[GOAL OF THE EXERCISE]
Print exactly the lines below between the line containing "Generate a web" and the line containing "const volumeFraction = [0, 0.25, 0.5, 1, 2, 3, 4, 5];", counting both of those lines. Leave pictures out.

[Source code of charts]
◆ ◆ ◆ ◆ ◆
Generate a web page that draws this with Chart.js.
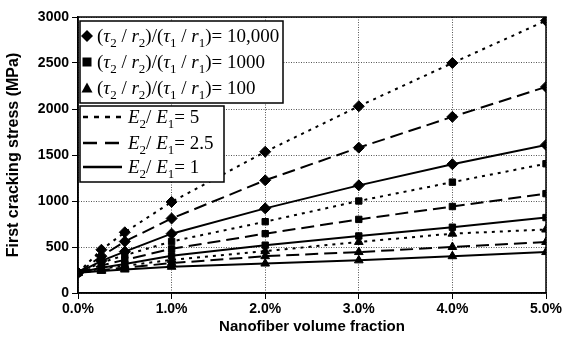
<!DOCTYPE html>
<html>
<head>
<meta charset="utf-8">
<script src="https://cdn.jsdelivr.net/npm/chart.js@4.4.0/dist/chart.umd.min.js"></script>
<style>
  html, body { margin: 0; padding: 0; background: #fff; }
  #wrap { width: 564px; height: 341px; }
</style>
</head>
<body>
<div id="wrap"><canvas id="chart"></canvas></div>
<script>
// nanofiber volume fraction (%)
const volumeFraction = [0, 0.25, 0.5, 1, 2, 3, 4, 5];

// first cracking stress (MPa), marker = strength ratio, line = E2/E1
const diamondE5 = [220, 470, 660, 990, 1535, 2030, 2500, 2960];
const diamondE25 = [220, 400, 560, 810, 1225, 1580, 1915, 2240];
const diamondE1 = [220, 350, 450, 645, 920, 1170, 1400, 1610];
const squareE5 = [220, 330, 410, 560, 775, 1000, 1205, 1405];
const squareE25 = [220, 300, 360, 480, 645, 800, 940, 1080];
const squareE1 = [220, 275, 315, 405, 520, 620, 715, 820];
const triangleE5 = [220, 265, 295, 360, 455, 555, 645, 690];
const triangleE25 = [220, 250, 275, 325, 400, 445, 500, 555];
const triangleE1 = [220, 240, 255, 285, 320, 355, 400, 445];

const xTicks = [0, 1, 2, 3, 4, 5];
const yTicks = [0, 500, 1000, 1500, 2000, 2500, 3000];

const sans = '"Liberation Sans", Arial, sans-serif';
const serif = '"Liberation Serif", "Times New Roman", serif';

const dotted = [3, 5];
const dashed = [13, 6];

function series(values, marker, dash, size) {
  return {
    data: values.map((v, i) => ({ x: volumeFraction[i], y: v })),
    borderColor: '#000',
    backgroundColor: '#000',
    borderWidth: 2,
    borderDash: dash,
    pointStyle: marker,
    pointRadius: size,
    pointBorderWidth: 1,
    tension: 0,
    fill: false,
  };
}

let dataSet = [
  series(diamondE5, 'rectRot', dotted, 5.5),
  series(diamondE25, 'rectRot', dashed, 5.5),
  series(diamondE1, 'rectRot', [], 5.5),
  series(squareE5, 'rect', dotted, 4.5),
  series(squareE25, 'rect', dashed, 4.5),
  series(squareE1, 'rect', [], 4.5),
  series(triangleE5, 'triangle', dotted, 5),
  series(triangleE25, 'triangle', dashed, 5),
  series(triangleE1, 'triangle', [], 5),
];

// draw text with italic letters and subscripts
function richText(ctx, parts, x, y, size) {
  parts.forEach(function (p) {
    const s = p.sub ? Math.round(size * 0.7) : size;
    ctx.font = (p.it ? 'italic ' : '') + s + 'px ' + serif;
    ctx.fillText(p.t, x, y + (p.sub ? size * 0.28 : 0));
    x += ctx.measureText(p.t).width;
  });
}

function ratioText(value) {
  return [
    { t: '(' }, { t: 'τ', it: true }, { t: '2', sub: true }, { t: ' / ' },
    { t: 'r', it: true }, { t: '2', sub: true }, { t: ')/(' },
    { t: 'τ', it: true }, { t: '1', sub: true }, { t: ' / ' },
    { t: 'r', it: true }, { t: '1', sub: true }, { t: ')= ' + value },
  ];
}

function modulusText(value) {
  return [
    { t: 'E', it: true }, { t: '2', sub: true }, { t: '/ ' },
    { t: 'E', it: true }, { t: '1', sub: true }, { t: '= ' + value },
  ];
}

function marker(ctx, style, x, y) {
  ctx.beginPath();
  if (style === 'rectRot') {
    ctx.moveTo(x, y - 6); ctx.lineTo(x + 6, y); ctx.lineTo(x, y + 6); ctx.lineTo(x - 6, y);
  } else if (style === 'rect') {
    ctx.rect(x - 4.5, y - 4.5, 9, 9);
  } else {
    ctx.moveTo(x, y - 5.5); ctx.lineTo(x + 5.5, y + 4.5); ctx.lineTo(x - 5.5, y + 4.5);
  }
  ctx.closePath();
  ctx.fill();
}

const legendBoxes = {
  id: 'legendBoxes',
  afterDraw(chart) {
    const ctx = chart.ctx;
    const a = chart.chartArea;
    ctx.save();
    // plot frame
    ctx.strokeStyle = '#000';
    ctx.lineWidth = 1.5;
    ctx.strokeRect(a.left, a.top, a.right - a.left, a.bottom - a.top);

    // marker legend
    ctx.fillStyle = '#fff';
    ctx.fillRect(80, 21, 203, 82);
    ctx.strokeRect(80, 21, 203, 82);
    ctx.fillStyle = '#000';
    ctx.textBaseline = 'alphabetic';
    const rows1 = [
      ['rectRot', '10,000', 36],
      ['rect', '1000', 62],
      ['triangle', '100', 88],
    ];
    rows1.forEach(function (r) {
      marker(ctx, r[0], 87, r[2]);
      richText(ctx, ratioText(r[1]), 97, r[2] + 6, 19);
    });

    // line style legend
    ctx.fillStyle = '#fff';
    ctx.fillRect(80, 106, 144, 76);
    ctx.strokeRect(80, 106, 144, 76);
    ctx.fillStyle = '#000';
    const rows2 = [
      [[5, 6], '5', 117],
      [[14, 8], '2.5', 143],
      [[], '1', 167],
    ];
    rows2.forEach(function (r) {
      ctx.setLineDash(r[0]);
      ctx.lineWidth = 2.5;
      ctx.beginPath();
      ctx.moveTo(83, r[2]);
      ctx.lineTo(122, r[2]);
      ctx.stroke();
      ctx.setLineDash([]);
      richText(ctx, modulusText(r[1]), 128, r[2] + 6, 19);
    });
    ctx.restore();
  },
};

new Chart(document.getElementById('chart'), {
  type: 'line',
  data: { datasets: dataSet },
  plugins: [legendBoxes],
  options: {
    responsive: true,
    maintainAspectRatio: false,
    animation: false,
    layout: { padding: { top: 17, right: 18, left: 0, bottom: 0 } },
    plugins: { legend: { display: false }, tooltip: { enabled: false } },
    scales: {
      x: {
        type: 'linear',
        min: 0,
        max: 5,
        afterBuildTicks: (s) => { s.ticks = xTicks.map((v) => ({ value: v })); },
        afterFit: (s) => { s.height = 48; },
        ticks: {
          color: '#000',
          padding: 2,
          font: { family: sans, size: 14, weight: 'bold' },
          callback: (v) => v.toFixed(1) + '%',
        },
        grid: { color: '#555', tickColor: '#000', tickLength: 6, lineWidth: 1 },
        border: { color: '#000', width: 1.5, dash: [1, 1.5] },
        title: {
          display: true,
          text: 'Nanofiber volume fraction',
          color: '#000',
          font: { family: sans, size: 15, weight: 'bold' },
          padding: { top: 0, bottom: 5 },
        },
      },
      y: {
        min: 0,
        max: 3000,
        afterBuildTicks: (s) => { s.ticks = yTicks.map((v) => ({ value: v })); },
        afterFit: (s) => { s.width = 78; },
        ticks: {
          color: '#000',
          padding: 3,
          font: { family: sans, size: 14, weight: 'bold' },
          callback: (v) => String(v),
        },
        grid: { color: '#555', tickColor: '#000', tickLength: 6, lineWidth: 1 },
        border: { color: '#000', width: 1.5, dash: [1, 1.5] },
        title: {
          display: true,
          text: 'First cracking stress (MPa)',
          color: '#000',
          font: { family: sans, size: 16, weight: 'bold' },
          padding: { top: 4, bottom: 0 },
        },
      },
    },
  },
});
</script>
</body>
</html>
◆ ◆ ◆ ◆ ◆
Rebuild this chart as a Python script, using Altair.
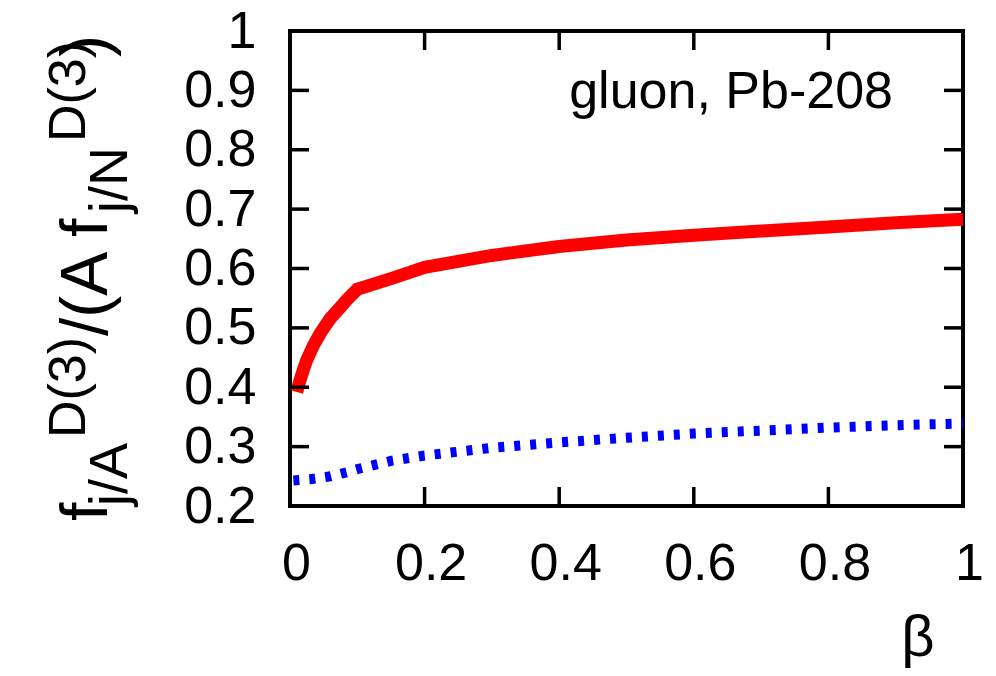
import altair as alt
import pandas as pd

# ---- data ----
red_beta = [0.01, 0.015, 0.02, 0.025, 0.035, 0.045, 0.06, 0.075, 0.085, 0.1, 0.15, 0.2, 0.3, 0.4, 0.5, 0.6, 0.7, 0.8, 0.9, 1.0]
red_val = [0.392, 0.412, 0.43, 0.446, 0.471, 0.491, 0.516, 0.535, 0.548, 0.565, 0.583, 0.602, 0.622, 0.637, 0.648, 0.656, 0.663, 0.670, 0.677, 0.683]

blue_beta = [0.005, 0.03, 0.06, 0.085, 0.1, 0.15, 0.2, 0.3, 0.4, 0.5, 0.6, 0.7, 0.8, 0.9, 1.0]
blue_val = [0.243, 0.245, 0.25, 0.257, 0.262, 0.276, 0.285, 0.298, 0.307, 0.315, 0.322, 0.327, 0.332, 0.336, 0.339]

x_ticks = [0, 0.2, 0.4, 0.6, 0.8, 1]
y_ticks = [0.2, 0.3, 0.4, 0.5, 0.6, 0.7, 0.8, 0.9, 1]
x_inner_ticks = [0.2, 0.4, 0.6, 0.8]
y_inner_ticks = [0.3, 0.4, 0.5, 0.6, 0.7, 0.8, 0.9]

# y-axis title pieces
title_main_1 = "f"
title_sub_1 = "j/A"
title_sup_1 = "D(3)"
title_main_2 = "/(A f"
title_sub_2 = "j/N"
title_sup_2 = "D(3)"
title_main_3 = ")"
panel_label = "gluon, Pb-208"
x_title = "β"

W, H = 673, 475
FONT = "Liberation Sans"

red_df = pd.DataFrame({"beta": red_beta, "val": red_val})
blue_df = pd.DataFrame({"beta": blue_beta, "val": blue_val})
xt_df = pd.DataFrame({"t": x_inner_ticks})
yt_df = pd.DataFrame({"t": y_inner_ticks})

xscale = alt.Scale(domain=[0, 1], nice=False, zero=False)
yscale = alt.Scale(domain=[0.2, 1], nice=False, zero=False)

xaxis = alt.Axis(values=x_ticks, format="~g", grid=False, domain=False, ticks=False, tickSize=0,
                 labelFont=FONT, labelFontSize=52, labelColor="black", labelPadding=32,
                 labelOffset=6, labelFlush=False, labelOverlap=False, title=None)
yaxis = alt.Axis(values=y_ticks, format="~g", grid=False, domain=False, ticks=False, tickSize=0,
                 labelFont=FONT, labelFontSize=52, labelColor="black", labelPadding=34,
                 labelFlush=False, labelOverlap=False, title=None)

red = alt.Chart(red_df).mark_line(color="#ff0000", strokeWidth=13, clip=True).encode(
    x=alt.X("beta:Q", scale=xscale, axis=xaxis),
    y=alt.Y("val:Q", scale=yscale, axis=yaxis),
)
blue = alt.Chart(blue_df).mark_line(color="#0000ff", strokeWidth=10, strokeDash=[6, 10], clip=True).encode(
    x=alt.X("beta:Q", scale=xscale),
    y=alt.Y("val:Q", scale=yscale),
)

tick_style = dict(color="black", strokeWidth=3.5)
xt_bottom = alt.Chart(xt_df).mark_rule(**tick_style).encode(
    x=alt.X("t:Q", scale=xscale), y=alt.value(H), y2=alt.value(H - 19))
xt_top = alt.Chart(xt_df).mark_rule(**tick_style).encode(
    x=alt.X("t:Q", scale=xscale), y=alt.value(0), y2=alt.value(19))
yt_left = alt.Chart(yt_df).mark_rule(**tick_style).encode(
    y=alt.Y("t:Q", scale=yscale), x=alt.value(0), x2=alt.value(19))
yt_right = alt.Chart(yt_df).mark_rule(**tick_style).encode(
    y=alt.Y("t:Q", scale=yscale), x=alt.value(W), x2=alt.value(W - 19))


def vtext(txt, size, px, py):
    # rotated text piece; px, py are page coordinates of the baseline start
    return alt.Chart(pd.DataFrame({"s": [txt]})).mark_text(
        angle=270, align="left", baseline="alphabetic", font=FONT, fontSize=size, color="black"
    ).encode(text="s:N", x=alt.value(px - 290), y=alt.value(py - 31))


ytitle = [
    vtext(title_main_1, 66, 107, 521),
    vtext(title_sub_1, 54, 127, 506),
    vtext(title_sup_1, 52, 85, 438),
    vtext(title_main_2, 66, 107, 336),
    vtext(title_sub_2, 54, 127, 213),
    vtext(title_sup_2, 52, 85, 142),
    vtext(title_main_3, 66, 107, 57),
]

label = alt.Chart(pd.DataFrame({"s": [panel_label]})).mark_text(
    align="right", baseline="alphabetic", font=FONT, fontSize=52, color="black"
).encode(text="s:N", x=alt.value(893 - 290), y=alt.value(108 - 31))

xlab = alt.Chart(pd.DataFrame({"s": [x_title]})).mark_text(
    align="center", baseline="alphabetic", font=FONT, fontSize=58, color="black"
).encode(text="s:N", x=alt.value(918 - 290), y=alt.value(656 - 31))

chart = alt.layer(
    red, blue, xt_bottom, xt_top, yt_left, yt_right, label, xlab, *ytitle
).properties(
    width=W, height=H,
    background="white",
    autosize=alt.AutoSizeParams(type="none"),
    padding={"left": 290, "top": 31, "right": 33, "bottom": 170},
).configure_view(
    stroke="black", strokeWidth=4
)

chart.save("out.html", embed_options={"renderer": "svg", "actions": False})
◆ ◆ ◆ ◆ ◆
[RESPONSE]
Generate a web page that draws this with Chart.js.
<!DOCTYPE html>
<html>
<head>
<meta charset="utf-8">
<script src="https://cdn.jsdelivr.net/npm/chart.js@4.4.0/dist/chart.umd.min.js"></script>
<style>
  html, body { margin: 0; padding: 0; background: #fff; }
  #wrap { width: 564px; height: 341px; }
</style>
</head>
<body>
<div id="wrap"><canvas id="chart"></canvas></div>
<script>
// nanofiber volume fraction (%)
const volumeFraction = [0, 0.25, 0.5, 1, 2, 3, 4, 5];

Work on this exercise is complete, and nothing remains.